### Information shown ###

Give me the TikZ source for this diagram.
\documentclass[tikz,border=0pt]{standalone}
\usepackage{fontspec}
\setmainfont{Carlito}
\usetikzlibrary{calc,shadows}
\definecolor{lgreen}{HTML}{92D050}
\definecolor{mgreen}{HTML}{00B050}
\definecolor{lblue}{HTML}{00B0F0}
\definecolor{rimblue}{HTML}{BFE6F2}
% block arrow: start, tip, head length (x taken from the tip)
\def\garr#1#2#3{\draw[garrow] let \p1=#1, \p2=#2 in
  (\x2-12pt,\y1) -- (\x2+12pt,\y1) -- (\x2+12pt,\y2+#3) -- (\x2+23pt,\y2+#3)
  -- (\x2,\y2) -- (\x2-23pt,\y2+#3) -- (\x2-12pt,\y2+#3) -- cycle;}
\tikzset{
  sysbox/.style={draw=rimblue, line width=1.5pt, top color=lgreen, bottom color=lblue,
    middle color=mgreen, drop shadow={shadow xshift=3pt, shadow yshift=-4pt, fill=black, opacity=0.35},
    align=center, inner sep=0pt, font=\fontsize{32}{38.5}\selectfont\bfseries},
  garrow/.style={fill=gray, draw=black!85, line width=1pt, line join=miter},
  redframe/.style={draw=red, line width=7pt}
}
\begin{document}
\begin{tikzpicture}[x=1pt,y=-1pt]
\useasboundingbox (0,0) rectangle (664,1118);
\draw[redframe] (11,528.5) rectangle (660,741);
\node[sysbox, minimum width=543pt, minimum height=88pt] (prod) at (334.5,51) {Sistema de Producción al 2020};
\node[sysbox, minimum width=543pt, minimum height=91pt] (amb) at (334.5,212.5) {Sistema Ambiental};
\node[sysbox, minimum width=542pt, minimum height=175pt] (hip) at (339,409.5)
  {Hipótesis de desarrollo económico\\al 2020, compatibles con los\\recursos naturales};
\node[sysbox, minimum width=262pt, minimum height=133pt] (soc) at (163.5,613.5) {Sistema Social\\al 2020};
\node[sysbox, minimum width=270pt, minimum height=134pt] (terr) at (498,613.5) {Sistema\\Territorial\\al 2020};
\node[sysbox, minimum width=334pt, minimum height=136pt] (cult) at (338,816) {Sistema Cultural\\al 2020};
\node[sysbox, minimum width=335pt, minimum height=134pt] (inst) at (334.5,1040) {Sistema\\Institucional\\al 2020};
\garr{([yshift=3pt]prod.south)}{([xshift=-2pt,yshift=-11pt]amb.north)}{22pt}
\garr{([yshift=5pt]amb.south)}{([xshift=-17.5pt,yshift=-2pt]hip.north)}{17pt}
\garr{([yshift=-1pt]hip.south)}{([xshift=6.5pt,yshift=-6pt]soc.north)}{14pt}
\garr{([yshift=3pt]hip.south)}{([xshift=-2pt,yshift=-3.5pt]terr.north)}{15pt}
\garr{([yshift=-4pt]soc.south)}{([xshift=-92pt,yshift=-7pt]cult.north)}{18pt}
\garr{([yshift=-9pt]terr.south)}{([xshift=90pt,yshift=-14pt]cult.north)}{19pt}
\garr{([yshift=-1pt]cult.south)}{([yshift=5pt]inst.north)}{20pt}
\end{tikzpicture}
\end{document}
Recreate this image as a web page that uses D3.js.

###

Return all of the data word for word.

Give me the TikZ source for this diagram.
\documentclass[tikz,border=0pt]{standalone}
\usepackage{fontspec}
\setmainfont{Carlito}
\usetikzlibrary{calc,shadows}
\definecolor{lgreen}{HTML}{92D050}
\definecolor{mgreen}{HTML}{00B050}
\definecolor{lblue}{HTML}{00B0F0}
\definecolor{rimblue}{HTML}{BFE6F2}
% block arrow: start, tip, head length (x taken from the tip)
\def\garr#1#2#3{\draw[garrow] let \p1=#1, \p2=#2 in
  (\x2-12pt,\y1) -- (\x2+12pt,\y1) -- (\x2+12pt,\y2+#3) -- (\x2+23pt,\y2+#3)
  -- (\x2,\y2) -- (\x2-23pt,\y2+#3) -- (\x2-12pt,\y2+#3) -- cycle;}
\tikzset{
  sysbox/.style={draw=rimblue, line width=1.5pt, top color=lgreen, bottom color=lblue,
    middle color=mgreen, drop shadow={shadow xshift=3pt, shadow yshift=-4pt, fill=black, opacity=0.35},
    align=center, inner sep=0pt, font=\fontsize{32}{38.5}\selectfont\bfseries},
  garrow/.style={fill=gray, draw=black!85, line width=1pt, line join=miter},
  redframe/.style={draw=red, line width=7pt}
}
\begin{document}
\begin{tikzpicture}[x=1pt,y=-1pt]
\useasboundingbox (0,0) rectangle (664,1118);
\draw[redframe] (11,528.5) rectangle (660,741);
\node[sysbox, minimum width=543pt, minimum height=88pt] (prod) at (334.5,51) {Sistema de Producción al 2020};
\node[sysbox, minimum width=543pt, minimum height=91pt] (amb) at (334.5,212.5) {Sistema Ambiental};
\node[sysbox, minimum width=542pt, minimum height=175pt] (hip) at (339,409.5)
  {Hipótesis de desarrollo económico\\al 2020, compatibles con los\\recursos naturales};
\node[sysbox, minimum width=262pt, minimum height=133pt] (soc) at (163.5,613.5) {Sistema Social\\al 2020};
\node[sysbox, minimum width=270pt, minimum height=134pt] (terr) at (498,613.5) {Sistema\\Territorial\\al 2020};
\node[sysbox, minimum width=334pt, minimum height=136pt] (cult) at (338,816) {Sistema Cultural\\al 2020};
\node[sysbox, minimum width=335pt, minimum height=134pt] (inst) at (334.5,1040) {Sistema\\Institucional\\al 2020};
\garr{([yshift=3pt]prod.south)}{([xshift=-2pt,yshift=-11pt]amb.north)}{22pt}
\garr{([yshift=5pt]amb.south)}{([xshift=-17.5pt,yshift=-2pt]hip.north)}{17pt}
\garr{([yshift=-1pt]hip.south)}{([xshift=6.5pt,yshift=-6pt]soc.north)}{14pt}
\garr{([yshift=3pt]hip.south)}{([xshift=-2pt,yshift=-3.5pt]terr.north)}{15pt}
\garr{([yshift=-4pt]soc.south)}{([xshift=-92pt,yshift=-7pt]cult.north)}{18pt}
\garr{([yshift=-9pt]terr.south)}{([xshift=90pt,yshift=-14pt]cult.north)}{19pt}
\garr{([yshift=-1pt]cult.south)}{([yshift=5pt]inst.north)}{20pt}
\end{tikzpicture}
\end{document}
Recreate this image as a web page that uses D3.js.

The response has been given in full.